The cut I like best for the grill is a butterflied leg. Butterflying removes the heavy leg bone from the meat and leaves you with a 'open book' looking piece of meat. This increases the surface area of the meat which leads to more flavor penetration when marinading as well as more area to grill a tasty crust onto. You can buy boneless legs of lamb or have a butcher butterfly it for you if you dont know how to remove the leg bone yourself. Once you lay it out on your board make sure it lies as flat as possible. Use a good sharp knife to make more cuts into the meat along the line of the missing bone to make sure it lies flat.

*Prepare your Charmoula sauce as follows:
1/2 cups chopped parsley
1/2 chopped cilantro
3 cloves minced garlic
1 teaspoon kosher salt
1 teaspoon paprika
1/2 teaspoon pepper
1/2 teaspoon ground cumin
1/2 teaspoon hot pepper flakes (or to taste)
1/4 cup fresh lemon juice
3/4 cup extra virgin olive oil
3 tablespoons water

Combine parsley, cilantro and garlic in a food processor and finely chop. Add salt, spices, juice, oil and water and process into a fine puree. Add more salt and lemon juice to taste as this sauce should be highly seasoned. This sauce tastes best when used within a few hours of making so if using it as a marinade and a table sauce you may want enough for a double batch.

Makes about 1 cup.

Reserve a small amount of the marinade for basting. Rub the marinade into the lamb with your hands and seal into a plastic bag, squezzing out as much air as you can. Marinade your lamb in the fridge for at least 2hours and up to 8 hours.

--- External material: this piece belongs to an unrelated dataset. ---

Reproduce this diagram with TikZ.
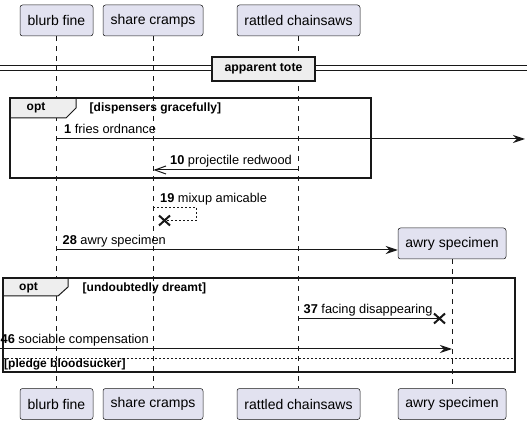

Heat your grill to medium high heat. Oil your grill. Place lamb fat side down and grill for 10-15 per side (med-rare). Lamb has a high fat content so watch for burning and flare ups. Move to a cooler part of the grill if it starts to burn. You want a lightly charred crust to form on the outside of the meat. During the last 5 minutes of grilling on each side brush on some of the reserved marinade. Your lamb has reached med-rare when it reads 145 degrees. Transfer to cutting board loosely cover with foil. Let meat rest for 10 minutes before slicing thinly on an angle. Serve with slightly warmed Charmoula sauce. This lamb goes great with grilled squashes, coucous, rice pilaf or bulgar wheat salad.

Try this out and see what you think. I gaurantee you that lambs will no longer be just cute and cuddly in your eyes!